Governor had said residents would pay an extra $191
One of every five Marylanders would pay an average $274 in extra taxes each year under Gov. Martin O’Malley’s income tax plan, higher than the governor had estimated, according to a new report from state budget analysts.
In Montgomery County, where roughly 32 percent of taxpayers would be hit by higher levies, the average annual tax increase would reach $334 for 123,537 taxpayers, the state’s independent Department of Legislative Services reported. Montgomery residents account for one-fourth of all Marylanders affected.
Affected Prince George’s County residents would pay an average of $206 more annually.
O’Malley’s estimates of his tax plan’s impact have been much lower. He has said an average family of four — which he estimated makes $150,000 — would pay an additional $191 annually as a result of his proposal.
|What the tax plan means|
|Impacted tax returns||Percent of returns impacted||Annual tax increase||Average tax increase per affected taxpayer|
|Montgomery County||123,537||31.7%||$42.1 million||$334|
|Prince George's County||53,676||16.2$||$11.3 million||$206|
|Source: Maryland Department of Legislative Services|
The analysts also reported lower revenue projections from the changes than O’Malley has touted.
The income tax changes would generate an estimated $130 million annually, not the $182 million that the governor has claimed, according to the Legislative Services report.
“They are very overly optimistic in their revenue projections, which then sets them up for a very bad scenario, in terms of their needs, down the road,” said Christopher B. Summers, president of the Maryland Public Policy Institute, a nonprofit think thank. “They have not addressed their overspending for decades, and eventually the check comes due.

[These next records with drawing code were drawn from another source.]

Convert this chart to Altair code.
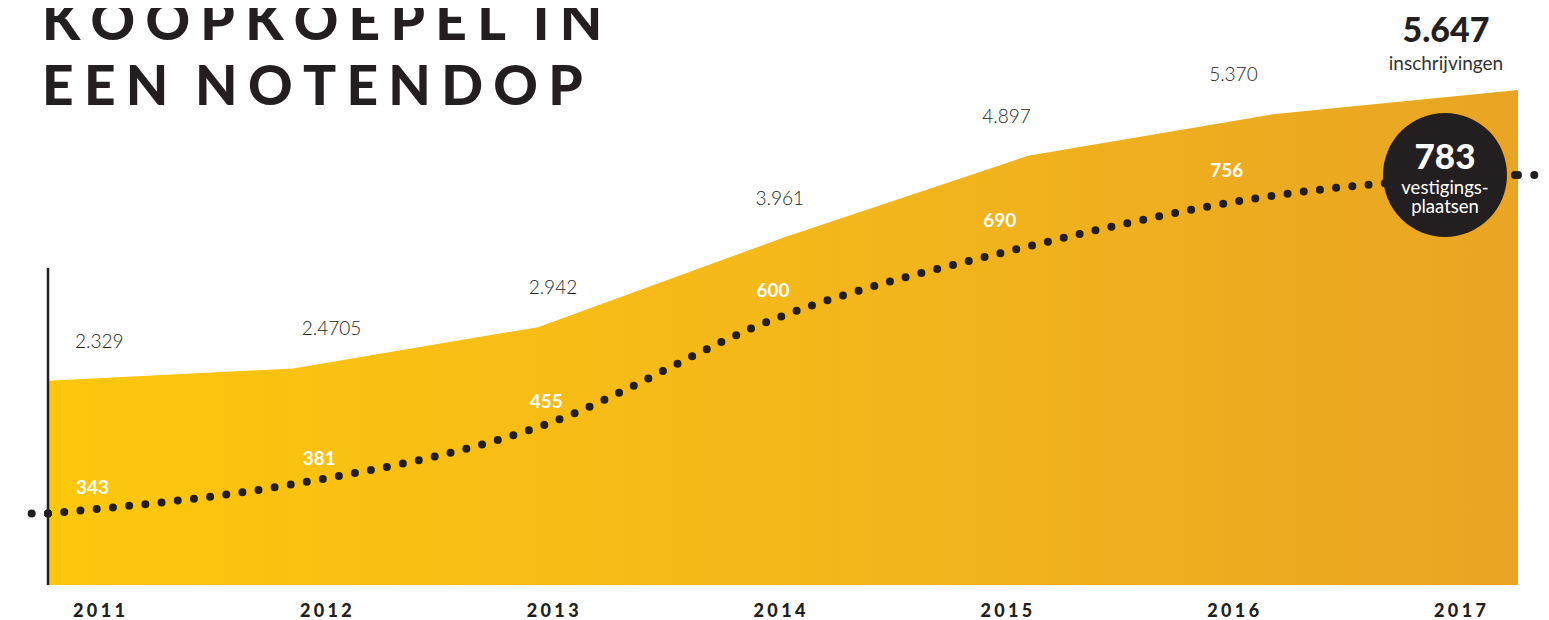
import altair as alt
import pandas as pd

# ---- data ----
years = [2011, 2012, 2013, 2014, 2015, 2016, 2017]
inschrijvingen = [2329, 2470.5, 2942, 3961, 4897, 5370, 5647]
inschrijving_labels = ["2.329", "2.4705", "2.942", "3.961", "4.897", "5.370", "5.647"]
vestigingen = [343, 381, 455, 600, 690, 756, 783]
vestiging_labels = ["343", "381", "455", "600", "690", "756", "783"]
title_lines = ["KOOPKOEPEL IN", "EEN NOTENDOP"]
total_caption = "inschrijvingen"
circle_caption = ["vestigings-", "plaatsen"]

THIN = "\u2009"
HAIR = "\u200A"


def spaced(s, sep=THIN):
    return sep.join(list(s))


df = pd.DataFrame({
    "year": years,
    "ins": inschrijvingen,
    "ins_label": inschrijving_labels,
    "vest": vestigingen,
    "vest_label": vestiging_labels,
    "year_label": [spaced(str(y), THIN + HAIR) for y in years],
})

DARK = "#231F20"
FONT = "Lato"
W, H = 1470, 577

x_main = alt.Scale(domain=[2011, 2017], nice=False, zero=False)
x_lab = alt.Scale(domain=[2010.7752, 2017.2558], nice=False, zero=False)
y_main = alt.Scale(domain=[0, 6583], nice=False, zero=False)
y_dot = alt.Scale(domain=[250, 1000], nice=False, zero=False)

base = alt.Chart(df)
X = alt.X("year:Q", scale=x_main, axis=None)
XL = alt.X("year:Q", scale=x_lab, axis=None)
Y_INS = alt.Y("ins:Q", scale=y_main, axis=None)
Y_VEST = alt.Y("vest:Q", scale=y_dot, axis=None)

gradient = alt.LinearGradient(
    gradient="linear",
    stops=[
        alt.GradientStop(color="#FDC70C", offset=0),
        alt.GradientStop(color="#F4B81A", offset=0.5),
        alt.GradientStop(color="#E9A523", offset=1),
    ],
    x1=0, x2=1, y1=0, y2=0,
)

area = base.mark_area(color=gradient, line=False).encode(x=X, y=Y_INS)

vline = base.transform_filter(alt.datum.year == years[0]).transform_calculate(
    zero="0"
).mark_rule(color=DARK, strokeWidth=2.5).encode(
    x=X, y=alt.Y("zero:Q", scale=y_main, axis=None), y2=alt.value(260)
)

dot_style = dict(color=DARK, strokeWidth=8, strokeCap="round", strokeDash=[0, 16.3])

dots = base.mark_line(interpolate="monotone", **dot_style).encode(x=X, y=Y_VEST)

lead_in = base.transform_filter(alt.datum.year == years[0]).mark_rule(**dot_style).encode(
    x=X, x2=alt.value(-30), y=Y_VEST
)
lead_out = base.transform_filter(alt.datum.year == years[-1]).mark_rule(**dot_style).encode(
    x=X, x2=alt.value(W + 23), y=Y_VEST
)

last = base.transform_filter(alt.datum.year == years[-1])

circle = last.mark_circle(size=15376, color=DARK, opacity=1, xOffset=-73).encode(x=X, y=Y_VEST)
circle_num = last.mark_text(
    dx=-73, dy=-17, font=FONT, fontSize=35, fontWeight=900, color="white", baseline="middle"
).encode(x=X, y=Y_VEST, text="vest_label:N")
circle_cap = last.mark_text(
    dx=-73, dy=13, font=FONT, fontSize=18.5, color="white", baseline="middle", lineHeight=19
).encode(x=X, y=Y_VEST, text=alt.value(circle_caption))

total_num = last.mark_text(
    dx=-72, dy=-58, font=FONT, fontSize=34, fontWeight=900, color=DARK, baseline="middle"
).encode(x=X, y=Y_INS, text="ins_label:N")
total_cap = last.mark_text(
    dx=-72, dy=-26, font=FONT, fontSize=19, color="#333333", baseline="middle"
).encode(x=X, y=Y_INS, text=alt.value(total_caption))

rest = base.transform_filter(alt.datum.year < years[-1])
ins_text = rest.mark_text(
    align="left", dx=-24, dy=-39, font=FONT, fontSize=19, fontWeight=300, color=DARK,
    baseline="middle",
).encode(x=XL, y=Y_INS, text="ins_label:N")
vest_text = rest.mark_text(
    align="left", dx=-23, dy=-25, font=FONT, fontSize=19, fontWeight="bold", color="white",
    baseline="middle",
).encode(x=XL, y=Y_VEST, text="vest_label:N")

year_text = base.transform_calculate(zero="0").mark_text(
    dy=27, font=FONT, fontSize=18, fontWeight=900, color=DARK, baseline="middle"
).encode(x=XL, y=alt.Y("zero:Q", scale=y_main, axis=None), text="year_label:N")


def title_word(s):
    gap = THIN + HAIR
    return (THIN + " " + THIN).join(spaced(w, gap) for w in s.split(" "))


first = base.transform_filter(alt.datum.year == years[0])
title_style = dict(align="left", baseline="alphabetic", font=FONT, fontSize=55,
                   fontWeight=900, color=DARK)
title1 = first.mark_text(**title_style).encode(
    x=alt.value(-6), y=alt.value(32), text=alt.value(title_word(title_lines[0])))
title2 = first.mark_text(**title_style).encode(
    x=alt.value(-6), y=alt.value(97), text=alt.value(title_word(title_lines[1])))

chart = alt.layer(
    area, vline, dots, lead_in, lead_out, circle, circle_num, circle_cap,
    total_num, total_cap, ins_text, vest_text, year_text, title1, title2,
).resolve_scale(x="independent", y="independent").properties(
    width=W, height=H,
    autosize=alt.AutoSizeParams(type="none"),
    padding={"left": 40, "top": 0, "right": 23, "bottom": 35},
    background="white",
).configure_view(stroke=None)

chart.save("out.html", embed_options={"renderer": "svg", "actions": False})
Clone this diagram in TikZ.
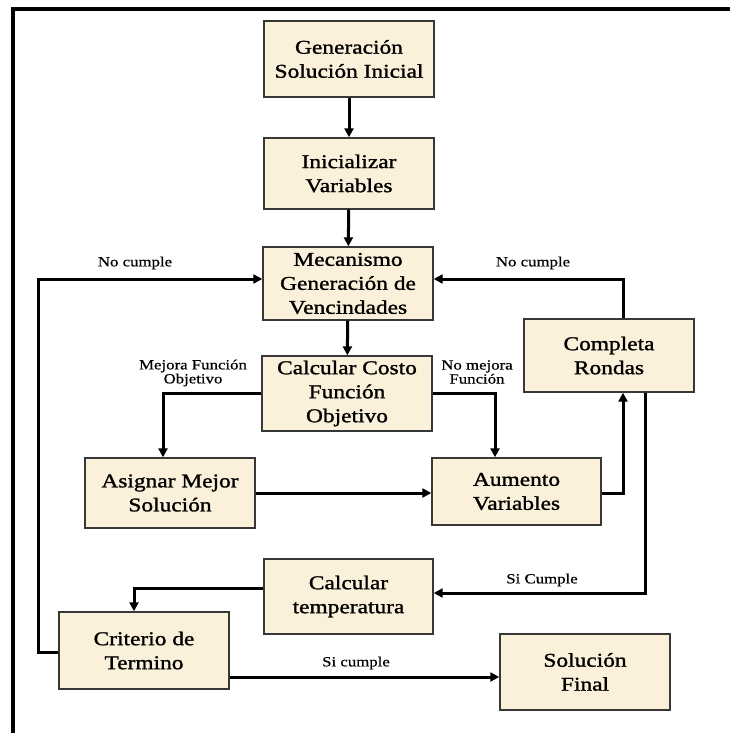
\documentclass[tikz,border=0pt]{standalone}
\usepackage{fontspec}
\setmainfont{Liberation Serif}
\newfontfamily\boxfont[FakeStretch=1.2,FakeBold=1.3]{Liberation Serif}
\newfontfamily\lblfont[FakeStretch=1.2,FakeBold=0.6]{Liberation Serif}
\usetikzlibrary{arrows.meta,calc}
\definecolor{boxfill}{RGB}{251,240,217}
\definecolor{boxline}{RGB}{55,55,55}
\begin{document}
\begin{tikzpicture}[x=1pt,y=-1pt,
  procbox/.style={draw=boxline,line width=1.4pt,fill=boxfill,
    minimum width=170pt,align=center,inner sep=2pt,
    font=\boxfont\fontsize{19.5}{24}\selectfont},
  link/.style={line width=3pt,-{Triangle[length=9pt,width=9pt]}},
  lbl/.style={font=\lblfont\fontsize{14}{14}\selectfont,align=center,inner sep=0pt}]
  \useasboundingbox (0,0) rectangle (730,733);
  % outer frame (top and left edges only)
  \draw[line width=4pt] (13,733) -- (13,9) -- (730,9);

  % process boxes
  \node[procbox,minimum height=76pt] (gen) at (349,59)    {Generación\\Solución Inicial};
  \node[procbox,minimum height=71pt] (ini) at (349,173.5) {Inicializar\\Variables};
  \node[procbox,minimum height=73pt] (mec) at (348,283.5) {Mecanismo\\Generación de\\Vencindades};
  \node[procbox,minimum height=75pt] (cos) at (347,393.5) {Calcular Costo\\Función\\Objetivo};
  \node[procbox,minimum height=73pt] (com) at (609,355.5) {Completa\\Rondas};
  \node[procbox,minimum height=70pt] (asi) at (170,493)   {Asignar Mejor\\Solución};
  \node[procbox,minimum height=67pt,minimum width=169pt] (aum) at (516.5,491.5) {Aumento\\Variables};
  \node[procbox,minimum height=75pt,minimum width=169pt] (tem) at (348.5,596.5) {Calcular\\temperatura};
  \node[procbox,minimum height=77pt] (cri) at (144,650.5) {Criterio de\\Termino};
  \node[procbox,minimum height=76pt] (fin) at (585,672)   {Solución\\Final};

  % main sequence
  \draw[link] (gen) -- (ini);
  \draw[link] (ini) -- (mec);
  \draw[link] (mec) -- (cos);

  % branches out of the cost evaluation
  \draw[link] (cos.west) -| ($(asi.north)+(-7,0)$);
  \draw[link] (cos.east) -| ($(aum.north)+(-21.5,0)$);
  \node[lbl] (lmej) at (193,373) {Mejora Función\\Objetivo};
  \node[lbl] (lnom) at (477,372) {No mejora\\Función};

  \draw[link] (asi.east |- 0,493) -- (aum.west |- 0,493);
  \draw[link] (aum.east |- 0,493) -| ($(com.south)+(14,0)$);

  % round completion: back to neighbourhood or on to temperature
  \coordinate (comtop) at ($(com.north)+(14,0)$);
  \draw[link] (comtop) |- (mec.east |- 0,279);
  \node[lbl] (lnc1) at (533,263) {No cumple};
  \coordinate (combot) at ($(com.south)+(36,0)$);
  \draw[link] (combot) |- (tem.east |- 0,593);
  \node[lbl] (lsc1) at (542,580) {Si Cumple};

  \draw[link] (tem.west |- 0,588) -| ($(cri.north)+(-10,0)$);

  % stopping criterion
  \coordinate (loopx) at (38,652);
  \draw[link] (cri.west |- 0,652) -- (loopx) |- (mec.west |- 0,279);
  \node[lbl] (lnc2) at (135,263) {No cumple};
  \draw[link] (cri.east |- 0,677) -- (fin.west |- 0,677);
  \node[lbl] (lsc2) at (356,663) {Si cumple};
\end{tikzpicture}
\end{document}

It’s caught up to them, and now they are making it more expensive to live and work in the state.”
O’Malley made the proposal to help plug a $1.1 billion budget shortfall that the state is facing in fiscal 2013. He also has proposed shifting half of teacher pension costs onto counties and adding a 6 percent sales tax to the state’s 23-cents-per-gallon gasoline tax, which would add about $400 annually to taxpayers’ gas bills if they filled their tank five times a month.
The governor’s income tax changes would cap deductions — such as those on mortgage interest and charitable contributions — at 90 percent for residents who earn more than $100,000 annually and couples earning $150,000, and at 80 percent for those who earn more than $200,000. Exemptions would be eliminated for singles earning more than $125,000 and couples earning more than $175,000.
Half of all itemized deductions that Marylanders earning more than $100,000 claimed in 2008 were for home mortgage interest, according to the Department of Legislative Services.
Charitable contributions accounted for 20 percent of the claims, while real estate taxes accounted for 16 percent.
Democratic senators are considering an alternative to the governor’s plan that would raise income taxes for all taxpayers by 0.25 percent, according to Senate President Thomas V. Mike Miller Jr., D-Calvert and Prince George’s counties.